A similar dynamic is playing out in the annual appropriations process, which sets actual spending levels for the military. There, the stakes of not reaching an agreement include a potential government shutdown in the fall or winter if Congress buys more time with a stopgap spending measure.
Also on Thursday, the House approved the annual Department of Veterans Affairs spending bill with policy riders to restrict the VA's ability to provide abortions and gender-affirming care; fly LGBTQ+ Pride flags; and change its motto to recognize female veterans, as well as all surviving spouses and family members. The bill passed with only Republican support as every Democrat voted against it, and the White House has threatened to veto the bill.
A version of the annual Pentagon spending bill advanced by the House Appropriations Committee also contains anti-abortion and anti-LGBTQ provisions similar to what's in the NDAA.
By contrast, the Senate legislation has taken a more moderate path. The Senate Appropriations Committee has advanced VA and Pentagon spending bills with bipartisan support, eschewing any partisan policy provisions.
The Senate has not said when the full chamber will take up its annual spending bills. But when lawmakers return from their just-started summer break in September, they will have roughly three weeks to hash out a government funding agreement before the fiscal year ends Sept. 30.
Lawmakers could also approve a stopgap spending measure to keep the government open until they can agree to a more comprehensive spending plan.
Because the NDAA is a policy bill, not a spending bill, lawmakers have more time to get it across the finish line. But failing to pass an NDAA into law by the end of the calendar year would mean authorities for several types of special and incentive pay expire.
Senate Republicans were able to get some of their anti-diversity, equity and inclusion targets into the upper chamber's bill, namely provisions to cap pay for Pentagon employees in charge of diversity efforts and impose a hiring freeze for new diversity personnel. But because Democrats narrowly control the Senate and because legislation in the upper chamber requires 60 votes to pass, senators avoided the most politically charged issues.
The Senate's two-week debate on its NDAA also saw several bipartisan amendments pass, including one to restrict a president's ability to withdraw from NATO without Senate consent -- a response to fears a future President Donald Trump could try to leave the alliance, as he frequently expressed a desire to do in his first term.
After the NDAA passed the Senate, Democrats expressed confidence they would come out on top in upcoming negotiations with the House. Democrats consider the House's abortion provision in particular to be a red line.
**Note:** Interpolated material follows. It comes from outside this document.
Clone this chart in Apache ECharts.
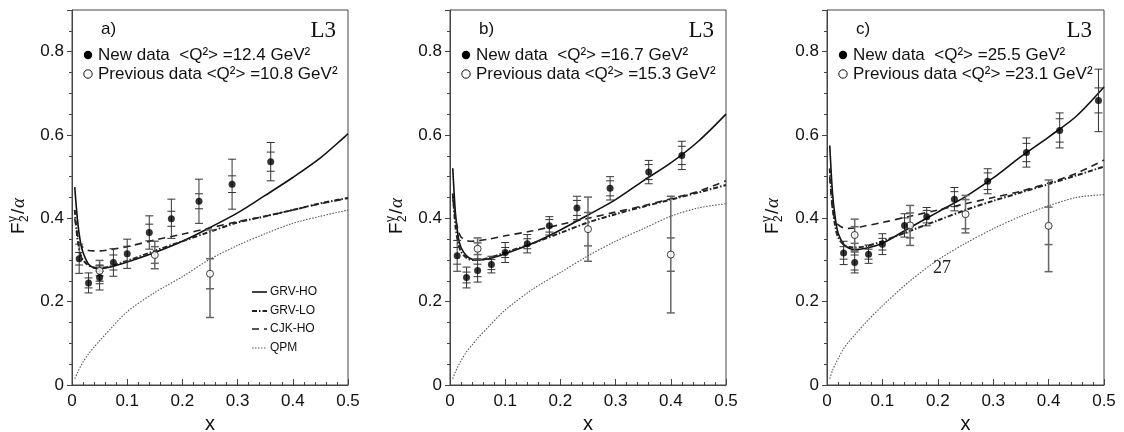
<!DOCTYPE html>
<html><head><meta charset="utf-8">
<script src="https://cdn.jsdelivr.net/npm/echarts@6/dist/echarts.min.js"></script>
<style>html,body{margin:0;padding:0;background:#fff}#c{width:1124px;height:432px}</style>
</head><body><div id="c"></div>
<script>
// ---- data ----
const panelLabels = ['a)', 'b)', 'c)'];
const newQ2 = ['12.4', '16.7', '25.5'];
const prevQ2 = ['10.8', '15.3', '23.1'];
const curveX = [0.005,0.01,0.015,0.02,0.03,0.04,0.05,0.07,0.1,0.15,0.2,0.25,0.3,0.35,0.4,0.45,0.5];

const grvHoA = [0.475,0.395,0.345,0.318,0.29,0.281,0.279,0.283,0.295,0.318,0.345,0.378,0.413,0.455,0.498,0.545,0.603];
const grvLoA = [0.42,0.35,0.315,0.30,0.287,0.282,0.281,0.285,0.298,0.322,0.345,0.368,0.39,0.405,0.42,0.436,0.449];
const cjkA   = [0.40,0.36,0.34,0.33,0.323,0.322,0.322,0.325,0.332,0.348,0.362,0.377,0.392,0.405,0.42,0.435,0.448];
const qpmA   = [0.015,0.03,0.043,0.055,0.075,0.091,0.106,0.135,0.176,0.222,0.26,0.302,0.335,0.363,0.388,0.405,0.42];

const grvHoB = [0.52,0.41,0.355,0.33,0.31,0.302,0.30,0.303,0.315,0.34,0.372,0.408,0.445,0.49,0.533,0.585,0.65];
const grvLoB = [0.46,0.38,0.34,0.32,0.305,0.30,0.30,0.305,0.318,0.34,0.365,0.39,0.41,0.428,0.445,0.462,0.48];
const cjkB   = [0.45,0.40,0.37,0.355,0.347,0.345,0.346,0.35,0.358,0.37,0.385,0.40,0.415,0.43,0.447,0.465,0.49];
const qpmB   = [0.015,0.032,0.046,0.058,0.08,0.096,0.112,0.14,0.18,0.23,0.27,0.31,0.345,0.375,0.405,0.425,0.435];

const grvHoC = [0.575,0.46,0.40,0.365,0.338,0.328,0.325,0.328,0.34,0.378,0.415,0.452,0.497,0.548,0.595,0.645,0.715];
const grvLoC = [0.52,0.43,0.38,0.355,0.337,0.331,0.33,0.333,0.345,0.37,0.395,0.42,0.442,0.462,0.482,0.503,0.524];
const cjkC   = [0.50,0.42,0.395,0.385,0.377,0.376,0.377,0.382,0.39,0.405,0.42,0.435,0.45,0.465,0.485,0.508,0.54];
const qpmC   = [0.015,0.035,0.05,0.063,0.087,0.105,0.12,0.15,0.19,0.25,0.30,0.34,0.375,0.405,0.43,0.45,0.457];

// rows: [x, y, statErr, totalErr]
const newA = [[0.013,0.303,0.015,0.035],[0.03,0.245,0.012,0.024],[0.05,0.258,0.015,0.030],[0.075,0.294,0.018,0.033],[0.1,0.315,0.018,0.035],[0.14,0.366,0.02,0.04],[0.18,0.399,0.018,0.047],[0.23,0.441,0.018,0.053],[0.29,0.482,0.02,0.06],[0.36,0.536,0.023,0.046]];
const prevA = [[0.05,0.274,0.012,0.025],[0.15,0.312,0.02,0.033],[0.25,0.267,0.036,0.105]];
const newB = [[0.013,0.310,0.02,0.037],[0.03,0.258,0.013,0.025],[0.05,0.275,0.015,0.028],[0.075,0.289,0.012,0.020],[0.1,0.318,0.012,0.024],[0.14,0.339,0.012,0.022],[0.18,0.382,0.015,0.022],[0.23,0.425,0.018,0.028],[0.29,0.472,0.018,0.028],[0.36,0.511,0.018,0.028],[0.42,0.551,0.022,0.034]];
const prevB = [[0.05,0.327,0.014,0.026],[0.25,0.374,0.04,0.077],[0.4,0.313,0.04,0.14]];
const newC = [[0.03,0.317,0.015,0.028],[0.05,0.294,0.018,0.025],[0.075,0.314,0.012,0.022],[0.1,0.338,0.014,0.025],[0.14,0.383,0.018,0.028],[0.18,0.404,0.015,0.022],[0.23,0.446,0.018,0.028],[0.29,0.489,0.02,0.03],[0.36,0.558,0.022,0.035],[0.42,0.611,0.028,0.042],[0.49,0.683,0.03,0.075]];
const prevC = [[0.05,0.360,0.02,0.038],[0.15,0.383,0.03,0.048],[0.25,0.410,0.035,0.045],[0.4,0.382,0.045,0.11]];

const modelNames = ['GRV-HO', 'GRV-LO', 'CJK-HO', 'QPM'];
const yTicks = [0, 0.2, 0.4, 0.6, 0.8];

// ---- build ----
const panels = [
  {curves:[grvHoA,grvLoA,cjkA,qpmA], nw:newA, pv:prevA, left:72, width:276},
  {curves:[grvHoB,grvLoB,cjkB,qpmB], nw:newB, pv:prevB, left:450, width:276},
  {curves:[grvHoC,grvLoC,cjkC,qpmC], nw:newC, pv:prevC, left:827, width:277}
];
const FONT = "'Liberation Sans', Arial, sans-serif";
const curveStyles = [
  {color:'#111', width:1.6, type:'solid'},
  {color:'#222', width:2, type:[5,2,1.5,2]},
  {color:'#222', width:1.6, type:[7,5]},
  {color:'#555', width:1.1, type:[1.5,1.5]}
];
const grids=[], xAxes=[], yAxes=[], series=[], graphics=[];
panels.forEach((p,i)=>{
  grids.push({left:p.left, width:p.width, top:10, bottom:47, show:true, borderColor:'#444', borderWidth:1,
    backgroundColor:'transparent', containLabel:false, outerBoundsMode:'none'});
  xAxes.push({type:'value', gridIndex:i, min:0, max:0.5, interval:0.1,
    name:'x', nameLocation:'middle', nameGap:29, nameTextStyle:{fontFamily:FONT, fontSize:20, color:'#111'},
    axisLine:{lineStyle:{color:'#444'}}, splitLine:{show:false},
    axisTick:{inside:true, length:6, lineStyle:{color:'#444'}},
    minorTick:{show:true, splitNumber:5, length:3, lineStyle:{color:'#444'}},
    axisLabel:{fontFamily:FONT, fontSize:17, color:'#111', margin:8}});
  yAxes.push({type:'value', gridIndex:i, min:0, max:0.9, interval:0.2,
    axisLine:{show:true, lineStyle:{color:'#444'}}, splitLine:{show:false},
    axisTick:{inside:false, length:5, lineStyle:{color:'#444'}},
    minorTick:{show:true, splitNumber:4, length:3, lineStyle:{color:'#444'}},
    axisLabel:{fontFamily:FONT, fontSize:17, color:'#111', margin:8, showMaxLabel:false,
      formatter:v=> yTicks.some(t=>Math.abs(t-v)<1e-6) ? String(+v.toFixed(1)) : ''}});
  p.curves.forEach((arr,k)=>{
    series.push({type:'line', name:modelNames[k], xAxisIndex:i, yAxisIndex:i, showSymbol:false, smooth:0.3,
      data: curveX.map((x,j)=>[x,arr[j]]), lineStyle:curveStyles[k], z:2, silent:true});
  });
  const eb = (data,color,w)=>({type:'custom', xAxisIndex:i, yAxisIndex:i, z:3, silent:true,
    encode:{x:0,y:1}, data:data,
    renderItem:(params,api)=>{
      const x=api.value(0), y=api.value(1), s=api.value(2), t=api.value(3);
      const a=api.coord([x,y+t]), b=api.coord([x,y-t]), c=api.coord([x,y+s]), d=api.coord([x,y-s]);
      const hw=4, st={stroke:color, lineWidth:w};
      const ln=(x1,y1,x2,y2)=>({type:'line', shape:{x1,y1,x2,y2}, style:st});
      return {type:'group', children:[
        ln(a[0],a[1],b[0],b[1]),
        ln(a[0]-hw,a[1],a[0]+hw,a[1]), ln(b[0]-hw,b[1],b[0]+hw,b[1]),
        ln(c[0]-hw,c[1],c[0]+hw,c[1]), ln(d[0]-hw,d[1],d[0]+hw,d[1])]};
    }});
  series.push(eb(p.pv,'#666',1.5));
  series.push(eb(p.nw,'#333',1));
  series.push({type:'scatter', xAxisIndex:i, yAxisIndex:i, z:5, symbol:'circle', symbolSize:7,
    data:p.pv.map(r=>[r[0],r[1]]), itemStyle:{color:'#fff', borderColor:'#111', borderWidth:1}});
  series.push({type:'scatter', xAxisIndex:i, yAxisIndex:i, z:5, symbol:'circle', symbolSize:7,
    data:p.nw.map(r=>[r[0],r[1]]), itemStyle:{color:'#000'}});

  // texts
  const L=p.left, R=p.left+p.width;
  graphics.push({type:'text', left:L+29, top:21, style:{text:panelLabels[i], font:'17px '+FONT, fill:'#111'}});
  graphics.push({type:'text', right:1124-R+12, top:19, style:{text:'L3', font:'23px "Liberation Serif", serif', fill:'#111'}});
  graphics.push({type:'circle', shape:{cx:L+16, cy:55, r:4.2}, style:{fill:'#000'}});
  graphics.push({type:'circle', shape:{cx:L+16, cy:74, r:4.2}, style:{fill:'#fff', stroke:'#111', lineWidth:1}});
  graphics.push({type:'text', x:L+26, y:55, style:{text:'New data  <Q²> ='+newQ2[i]+' GeV²', font:'17px '+FONT, fill:'#111', verticalAlign:'middle'}});
  graphics.push({type:'text', x:L+26, y:74, style:{text:'Previous data <Q²> ='+prevQ2[i]+' GeV²', font:'17px '+FONT, fill:'#111', verticalAlign:'middle'}});
  // y axis title
  const cx = [19,397,773][i];
  graphics.push({type:'group', x:cx, y:215, rotation:Math.PI/2, children:[
    {type:'text', x:-19, y:0, style:{text:'F', font:'19px '+FONT, fill:'#111', verticalAlign:'middle'}},
    {type:'text', x:-7, y:-6, style:{text:'γ', font:'12px '+FONT, fill:'#111', verticalAlign:'middle'}},
    {type:'text', x:-7, y:6, style:{text:'2', font:'12px '+FONT, fill:'#111', verticalAlign:'middle'}},
    {type:'text', x:1, y:0, style:{text:'/', font:'19px '+FONT, fill:'#111', verticalAlign:'middle'}},
    {type:'text', x:7, y:0, style:{text:'α', font:'italic 19px "Liberation Serif", serif', fill:'#111', verticalAlign:'middle'}}
  ]});
});
// model legend (panel a)
const legY = [292, 311, 329, 348];
modelNames.forEach((n,k)=>{
  graphics.push({type:'line', shape:{x1:252, y1:legY[k], x2:267, y2:legY[k]},
    style:{stroke:curveStyles[k].color, lineWidth:curveStyles[k].width, lineDash: curveStyles[k].type==='solid'?null:curveStyles[k].type}});
  graphics.push({type:'text', x:270, y:legY[k], style:{text:n, font:'12px '+FONT, fill:'#111', verticalAlign:'middle'}});
});
graphics.push({type:'text', x:933, y:259, style:{text:'27', font:'18px "Liberation Serif", serif', fill:'#222'}});

const chart = echarts.init(document.getElementById('c'), null, {renderer:'canvas'});
chart.setOption({animation:false, backgroundColor:'#fff', grid:grids, xAxis:xAxes, yAxis:yAxes, series:series, graphic:graphics});
</script></body></html>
That provision would undo the Pentagon's recently implemented policy to cover travel and leave for troops who need abortions.
"We're going into to conference with the position that the Senate basically has concluded that the policy of the Department of Defense is both legal and one that should be retained," Senate Armed Services Committee Chairman Jack Reed, D-R.I., told reporters, referencing a failed vote his committee held to rescind the policy. "We're going to stick to that position, and I think we will prevail."
House Armed Services Committee Chairman Mike Rogers, R-Ala., also told Military.com after his chamber's NDAA vote that he expects the final product after negotiations with the Senate will be bipartisan.
But the far-right members of the House who demanded the anti-abortion and anti-LGBTQ+ provisions in the House NDAA have shown a willingness -- and ability -- to hold the House hostage to extract concessions.
The same lawmakers put the House through 15 rounds of voting on the speakership in January in order to secure guarantees from Speaker Kevin McCarthy, R-Calif., and in June ground the House to halt to rebuke McCarthy for reaching a debt limit deal with the White House.